Le spoofing est une autre stratégie qui consiste à soumettre un nombre important d’ordres au marché de manière trompeuse sans aucune intention de les exécuter, dans le but de manipuler les carnets d’ordres à l’achat (ou à la vente) afin de déclencher un mouvement de hausse (ou de baisse) artificiel avant de les annuler et de passer des ordres réels dans le sens inverse.

Bien sûr, les investisseurs mal intentionnés n’ont pas attendu la technologie actuelle. Les manipulations ont toujours existé sur les marchés financiers, cela dit, aujourd’hui le Trading à Haute Fréquence les rend très difficilement détectables et répréhensibles par les autorités des marchés n’ayant  pas les moyens d’analyser des dizaines de milliers d’ordres passés à la seconde.

Pire encore, les investisseurs, qui réalisent que « le jeu est truqué » et que la fraude est généralisée,  tentent d’échapper aux robots fraudeurs en s’orientant, de plus en plus, vers les dark pools (des plateformes d’échange privées et totalement inaccessibles aux autorités de régulation) ce qui a pour conséquence d’augmenter davantage l’opacité sur les marchés.

Par ailleurs, au-delà de ces manipulations volontaires, le Trading à Haute Fréquence introduit également un risque opérationnel qui augmente la volatilité des cours et l’instabilité des carnets d’ordre. On se limitera ici à citer deux exemples récents de dysfonctionnements qui ont entrainé des répercussions très graves sur les marchés.

Le 6 mai 2010, un ordre automatisé transmis par un robot provoque un « crash boursier éclair » faisant disparaître temporairement environ 1000 milliards de dollars à la bourse de New-York. Lorsqu’un courtier ordonne la vente de 75.000 contrats à terme d’une valeur de 4 milliards de dollars, l’exécution de cet ordre, grâce au Trading à Haute Fréquence, n’a pris que vingt minutes au lieu de quatre heures nécessaires normalement. Dans un marché particulièrement tendu par l’actualité mondiale (la crise grecque), cette opération a déclenché un effet domino. Les robots se sont échangés massivement les titres à une très grande vitesse comme s’il s’agissait d’une « patate chaude »[2] et les marchés ont réagi par des fluctuations de cours erratiques et aberrantes. Des titres ont baissé à 1 cent (Sotheby’s ou Apple) alors que d’autres titres ont grimpé à 100.000$ (Hewlett-Packard) sans aucune justification économique. Afin de rétablir la situation, les autorités n’ont eu d’autre choix que de débrancher les machines pendant 5 angoissantes secondes.

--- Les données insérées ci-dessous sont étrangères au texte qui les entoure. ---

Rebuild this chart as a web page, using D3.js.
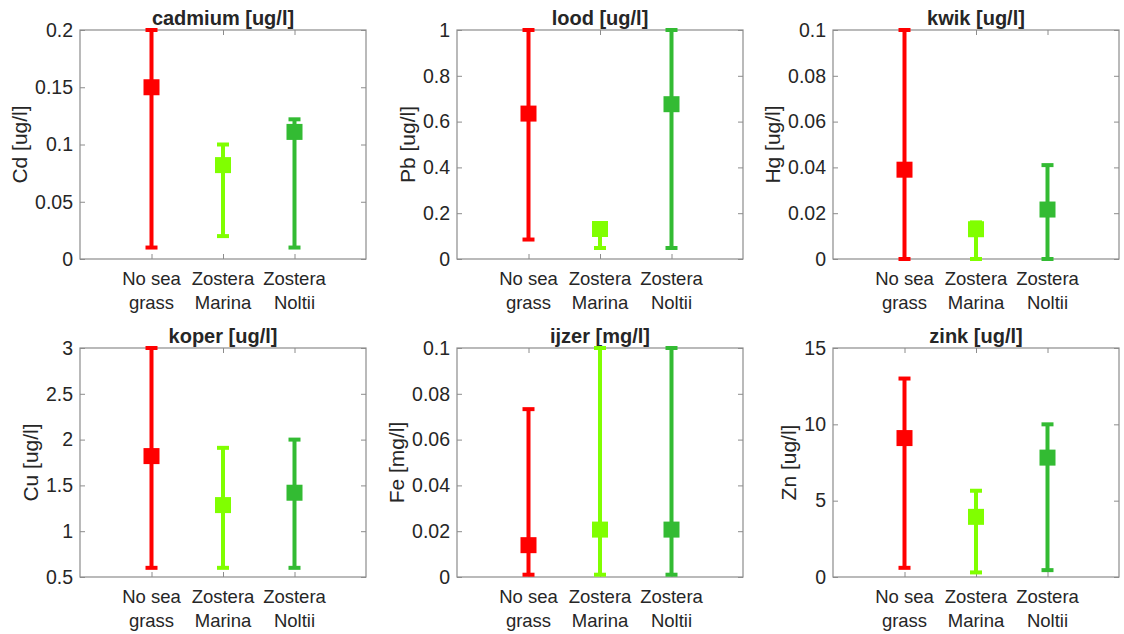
<!DOCTYPE html>
<html>
<head>
<meta charset="utf-8">
<script src="https://cdn.jsdelivr.net/npm/d3@7"></script>
<style>
  body { margin: 0; background: #fff; }
  text { font-family: "Liberation Sans", Arial, sans-serif; fill: #262626; }
</style>
</head>
<body>
<div id="chart"></div>
<script>
// groups on the x axis (two-line labels)
var categories = ["No sea grass", "Zostera Marina", "Zostera Noltii"];
var catLines = [["No sea", "grass"], ["Zostera", "Marina"], ["Zostera", "Noltii"]];
var catColors = ["#ff0000", "#80ff00", "#33bb33"];

var titles = ["cadmium [ug/l]", "lood [ug/l]", "kwik [ug/l]", "koper [ug/l]", "ijzer [mg/l]", "zink [ug/l]"];
var yLabels = ["Cd [ug/l]", "Pb [ug/l]", "Hg [ug/l]", "Cu [ug/l]", "Fe [mg/l]", "Zn [ug/l]"];
var yDomains = [[0, 0.2], [0, 1], [0, 0.1], [0.5, 3], [0, 0.1], [0, 15]];
var yTicks = [
  [0, 0.05, 0.1, 0.15, 0.2],
  [0, 0.2, 0.4, 0.6, 0.8, 1],
  [0, 0.02, 0.04, 0.06, 0.08, 0.1],
  [0.5, 1, 1.5, 2, 2.5, 3],
  [0, 0.02, 0.04, 0.06, 0.08, 0.1],
  [0, 5, 10, 15]
];

// per panel: values for No sea grass, Zostera Marina, Zostera Noltii
var means = [
  [0.15, 0.082, 0.111],
  [0.635, 0.131, 0.676],
  [0.039, 0.013, 0.0216],
  [1.82, 1.285, 1.42],
  [0.0139, 0.0207, 0.0207],
  [9.1, 3.94, 7.82]
];
var lowers = [
  [0.01, 0.02, 0.01],
  [0.085, 0.048, 0.048],
  [0, 0, 0],
  [0.6, 0.6, 0.6],
  [0.001, 0.001, 0.001],
  [0.6, 0.3, 0.45]
];
var uppers = [
  [0.2, 0.1, 0.122],
  [1, 0.15, 1],
  [0.1, 0.016, 0.041],
  [3, 1.91, 2.0],
  [0.0733, 0.1, 0.1],
  [13, 5.65, 10]
];

var W = 1124, H = 634;
var colLeft = [80, 457, 833];
var rowTop = [30, 348];
var pw = 286, ph = 229;

var svg = d3.select("#chart").append("svg")
  .attr("width", W)
  .attr("height", H);

titles.forEach(function(title, p) {
  var left = colLeft[p % 3], top = rowTop[Math.floor(p / 3)];
  var g = svg.append("g").attr("transform", "translate(" + left + "," + top + ")");

  var x = d3.scaleLinear().domain([0, 4]).range([0, pw]);
  var y = d3.scaleLinear().domain(yDomains[p]).range([ph, 0]);

  // box
  g.append("rect")
    .attr("width", pw).attr("height", ph)
    .attr("fill", "#fff").attr("stroke", "#8c8c8c").attr("stroke-width", 1.2);

  var yAxis = d3.axisLeft(y).tickValues(yTicks[p]).tickSize(-5).tickPadding(7)
    .tickFormat(function(d) { return String(+d.toFixed(4)); });
  var ya = g.append("g").call(yAxis);
  g.append("g").attr("transform", "translate(" + pw + ",0)")
    .call(d3.axisRight(y).tickValues(yTicks[p]).tickSize(-5).tickFormat(""));

  var xAxis = d3.axisBottom(x).tickValues([1, 2, 3]).tickSize(-5).tickFormat("");
  g.append("g").attr("transform", "translate(0," + ph + ")").call(xAxis);
  g.append("g").call(d3.axisTop(x).tickValues([1, 2, 3]).tickSize(-5).tickFormat(""));

  g.selectAll(".domain").remove();
  g.selectAll(".tick line").attr("stroke", "#8c8c8c");
  ya.selectAll(".tick text").style("font-size", "19.5px").attr("fill", "#262626");

  var maxW = 0;
  ya.selectAll(".tick text").each(function() { maxW = Math.max(maxW, this.getBBox().width); });

  // y label
  g.append("text")
    .attr("transform", "translate(" + (-7 - maxW - 8) + "," + (ph / 2) + ") rotate(-90)")
    .attr("text-anchor", "middle")
    .style("font-size", "21px")
    .text(yLabels[p]);

  // title
  g.append("text")
    .attr("x", pw / 2).attr("y", -5)
    .attr("text-anchor", "middle")
    .style("font-size", "20px").style("font-weight", "bold")
    .attr("fill", "#000")
    .text(title);

  // category labels
  catLines.forEach(function(lines, i) {
    lines.forEach(function(line, k) {
      g.append("text")
        .attr("x", x(i + 1)).attr("y", ph + 26 + k * 24)
        .attr("text-anchor", "middle")
        .style("font-size", "18.5px")
        .text(line);
    });
  });

  // error bars
  var rows = categories.map(function(c, i) {
    return { cat: c, i: i, m: means[p][i], lo: lowers[p][i], hi: uppers[p][i] };
  });
  var bars = g.selectAll(".bar").data(rows).enter().append("g");
  bars.append("line")
    .attr("x1", function(d) { return x(d.i + 1); })
    .attr("x2", function(d) { return x(d.i + 1); })
    .attr("y1", function(d) { return y(d.lo); })
    .attr("y2", function(d) { return y(d.hi); })
    .attr("stroke", function(d) { return catColors[d.i]; })
    .attr("stroke-width", 4);
  ["lo", "hi"].forEach(function(k) {
    bars.append("line")
      .attr("x1", function(d) { return x(d.i + 1) - 6; })
      .attr("x2", function(d) { return x(d.i + 1) + 6; })
      .attr("y1", function(d) { return y(d[k]); })
      .attr("y2", function(d) { return y(d[k]); })
      .attr("stroke", function(d) { return catColors[d.i]; })
      .attr("stroke-width", 4);
  });
  bars.append("rect")
    .attr("x", function(d) { return x(d.i + 1) - 8; })
    .attr("y", function(d) { return y(d.m) - 8; })
    .attr("width", 16).attr("height", 16)
    .attr("fill", function(d) { return catColors[d.i]; });
});
</script>
</body>
</html>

Autre exemple, le 23 avril 2013, un faux tweet publié sur le compte piraté de l’Associated Press a annoncé que des explosions à la Maison Blanche ont blessé le président Barak Obama. Bien que l’agence ait immédiatement suspendu son compte et démenti cette annonce, la rumeur revendiquée par de mystérieux pirates de l’« Armée électronique Syrienne » a créé un vent de panique sur le marché. Wall Street a chuté et 136.5 milliards de dollars se sont évaporés pendant vingt minutes. Les spécialistes se sont alors principalement inquiétés de la vitesse de réaction du marché et ont accusé les robots traders d’avoir réagi à ce faux tweet en annulant par précaution un nombre très important d’ordres de bourse d’où la chute. Ils soupçonnent l’intégration par les robots traders de données textuelles venant de sources électroniques comme les rapports de la SEC, les rapports annuels des sociétés ou même des médias sociaux comme Tweeter dans leurs stratégies de trading.

Même si les robots traders sont programmés par des hommes, il est impossible de prévoir leurs interactions. Ce sont des boites noires évolutives dont les propriétaires et les autorités perdent fréquemment le contrôle. On est certainement encore loin de la menace de SkyNet et de la guerre contre les machines évoquée par Hawking, néanmoins, les détournements et les dysfonctionnements provoqués par les robots traders pourraient avoir des répercussions sur l’économie réelle et des sociétés pourraient se retrouver en situation de faillite sans aucun fondement économique.

 

[1] Selon la presse spécialisée, plus de 90 % des ordres sont annulés moins d’une milliseconde après avoir été passés.

[2] Selon un rapport de la SEC, plus de 27,000 contrats furent échangés par les robots traders en seulement14 secondes.